DATA SECTION:
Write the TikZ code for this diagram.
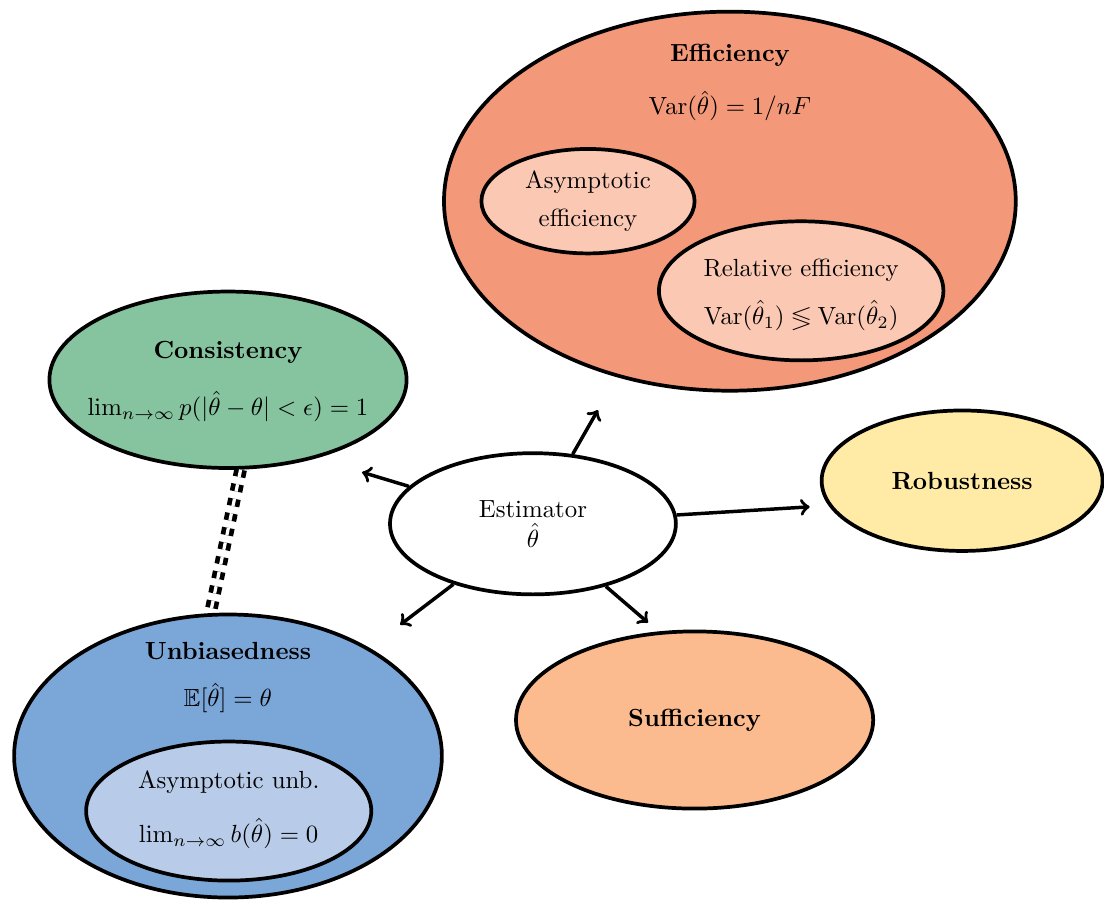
\documentclass[tikz,border=0pt]{standalone}
\usepackage{amssymb}
\usepackage{amsmath}
\usetikzlibrary{shapes.geometric}

\definecolor{effcol}{HTML}{F4987A}
\definecolor{efflight}{HTML}{FBC8B3}
\definecolor{conscol}{HTML}{86C39F}
\definecolor{unbcol}{HTML}{7BA6D8}
\definecolor{unblight}{HTML}{B8CCE9}
\definecolor{robcol}{HTML}{FFEBA5}
\definecolor{suffcol}{HTML}{FBBB8E}

\tikzset{
  prop/.style={ellipse, draw, line width=1.5pt, inner sep=0pt, align=center},
  link/.style={->, line width=1.4pt},
}

\begin{document}
\begin{tikzpicture}
\useasboundingbox (0,0) rectangle (15.64,-12.75);

%efficiency
\node[prop, fill=effcol, minimum width=8.1cm, minimum height=5.37cm] (eff) at (10.34,-2.85) {};
\node (efftitle) at (10.34,-0.78) {\textbf{Efficiency}};
\node (effeq) at (10.34,-1.50) {$\mathrm{Var}(\hat{\theta}) = 1/nF$};
\node[prop, fill=efflight, minimum width=3.02cm, minimum height=1.48cm] (asyeff) at (8.33,-2.85) {Asymptotic\\[3pt] efficiency};
\node[prop, fill=efflight, minimum width=4.03cm, minimum height=1.97cm] (releff) at (11.35,-4.12) {};
\node (reltitle) at (11.35,-3.83) {Relative efficiency};
\node (releq) at (11.35,-4.47) {$\mathrm{Var}(\hat{\theta}_1) \lessgtr \mathrm{Var}(\hat{\theta}_2)$};

%consistency
\node[prop, fill=conscol, minimum width=5.06cm, minimum height=2.5cm] (cons) at (3.23,-5.38) {};
\node (constitle) at (3.23,-4.99) {\textbf{Consistency}};
\node (conseq) at (3.23,-5.76) {$\lim_{n\to\infty} p(|\hat{\theta}-\theta| < \epsilon) = 1$};

%robustness
\node[prop, fill=robcol, minimum width=3.98cm, minimum height=1.99cm] (rob) at (13.63,-6.81) {\textbf{Robustness}};

%sufficiency
\node[prop, fill=suffcol, minimum width=5.06cm, minimum height=2.51cm] (suff) at (9.84,-10.2) {\textbf{Sufficiency}};

%unbiasedness
\node[prop, fill=unbcol, minimum width=6.06cm, minimum height=4.01cm] (unb) at (3.23,-10.71) {};
\node (unbtitle) at (3.23,-9.22) {\textbf{Unbiasedness}};
\node (unbeq) at (3.23,-9.89) {$\mathbb{E}[\hat{\theta}] = \theta$};
\node[prop, fill=unblight, minimum width=4.04cm, minimum height=1.97cm] (asyunb) at (3.24,-11.49) {};
\node (asyunbtitle) at (3.24,-11.08) {Asymptotic unb.};
\node (asyunbeq) at (3.24,-11.81) {$\lim_{n\to\infty} b(\hat{\theta}) = 0$};

%estimator
\node[prop, fill=white, minimum width=4.05cm, minimum height=2.0cm] (est) at (7.55,-7.42) {Estimator\\ $\hat{\theta}$};

%arrows
\coordinate (efftip) at (8.47,-5.81);
\coordinate (constip) at (5.13,-6.69);
\coordinate (robtip) at (11.47,-7.18);
\coordinate (unbtip) at (5.67,-8.85);
\coordinate (sufftip) at (9.18,-8.82);
\draw[link] (est) -- (efftip);
\draw[link] (est) -- (constip);
\draw[link] (est) -- (robtip);
\draw[link] (est) -- (unbtip);
\draw[link] (est) -- (sufftip);

\draw[line width=1.9pt, double distance=1.3pt, dashed] (cons.-82) -- (unb.97);
\end{tikzpicture}
\end{document}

DO THIS: Output all of the data exactly as it stands, minus any images.

WRITTEN SOLUTION:
Write the TikZ code for this diagram.
\documentclass[tikz,border=0pt]{standalone}
\usepackage{amssymb}
\usepackage{amsmath}
\usetikzlibrary{shapes.geometric}

\definecolor{effcol}{HTML}{F4987A}
\definecolor{efflight}{HTML}{FBC8B3}
\definecolor{conscol}{HTML}{86C39F}
\definecolor{unbcol}{HTML}{7BA6D8}
\definecolor{unblight}{HTML}{B8CCE9}
\definecolor{robcol}{HTML}{FFEBA5}
\definecolor{suffcol}{HTML}{FBBB8E}

\tikzset{
  prop/.style={ellipse, draw, line width=1.5pt, inner sep=0pt, align=center},
  link/.style={->, line width=1.4pt},
}

\begin{document}
\begin{tikzpicture}
\useasboundingbox (0,0) rectangle (15.64,-12.75);

%efficiency
\node[prop, fill=effcol, minimum width=8.1cm, minimum height=5.37cm] (eff) at (10.34,-2.85) {};
\node (efftitle) at (10.34,-0.78) {\textbf{Efficiency}};
\node (effeq) at (10.34,-1.50) {$\mathrm{Var}(\hat{\theta}) = 1/nF$};
\node[prop, fill=efflight, minimum width=3.02cm, minimum height=1.48cm] (asyeff) at (8.33,-2.85) {Asymptotic\\[3pt] efficiency};
\node[prop, fill=efflight, minimum width=4.03cm, minimum height=1.97cm] (releff) at (11.35,-4.12) {};
\node (reltitle) at (11.35,-3.83) {Relative efficiency};
\node (releq) at (11.35,-4.47) {$\mathrm{Var}(\hat{\theta}_1) \lessgtr \mathrm{Var}(\hat{\theta}_2)$};

%consistency
\node[prop, fill=conscol, minimum width=5.06cm, minimum height=2.5cm] (cons) at (3.23,-5.38) {};
\node (constitle) at (3.23,-4.99) {\textbf{Consistency}};
\node (conseq) at (3.23,-5.76) {$\lim_{n\to\infty} p(|\hat{\theta}-\theta| < \epsilon) = 1$};

%robustness
\node[prop, fill=robcol, minimum width=3.98cm, minimum height=1.99cm] (rob) at (13.63,-6.81) {\textbf{Robustness}};

%sufficiency
\node[prop, fill=suffcol, minimum width=5.06cm, minimum height=2.51cm] (suff) at (9.84,-10.2) {\textbf{Sufficiency}};

%unbiasedness
\node[prop, fill=unbcol, minimum width=6.06cm, minimum height=4.01cm] (unb) at (3.23,-10.71) {};
\node (unbtitle) at (3.23,-9.22) {\textbf{Unbiasedness}};
\node (unbeq) at (3.23,-9.89) {$\mathbb{E}[\hat{\theta}] = \theta$};
\node[prop, fill=unblight, minimum width=4.04cm, minimum height=1.97cm] (asyunb) at (3.24,-11.49) {};
\node (asyunbtitle) at (3.24,-11.08) {Asymptotic unb.};
\node (asyunbeq) at (3.24,-11.81) {$\lim_{n\to\infty} b(\hat{\theta}) = 0$};

%estimator
\node[prop, fill=white, minimum width=4.05cm, minimum height=2.0cm] (est) at (7.55,-7.42) {Estimator\\ $\hat{\theta}$};

%arrows
\coordinate (efftip) at (8.47,-5.81);
\coordinate (constip) at (5.13,-6.69);
\coordinate (robtip) at (11.47,-7.18);
\coordinate (unbtip) at (5.67,-8.85);
\coordinate (sufftip) at (9.18,-8.82);
\draw[link] (est) -- (efftip);
\draw[link] (est) -- (constip);
\draw[link] (est) -- (robtip);
\draw[link] (est) -- (unbtip);
\draw[link] (est) -- (sufftip);

\draw[line width=1.9pt, double distance=1.3pt, dashed] (cons.-82) -- (unb.97);
\end{tikzpicture}
\end{document}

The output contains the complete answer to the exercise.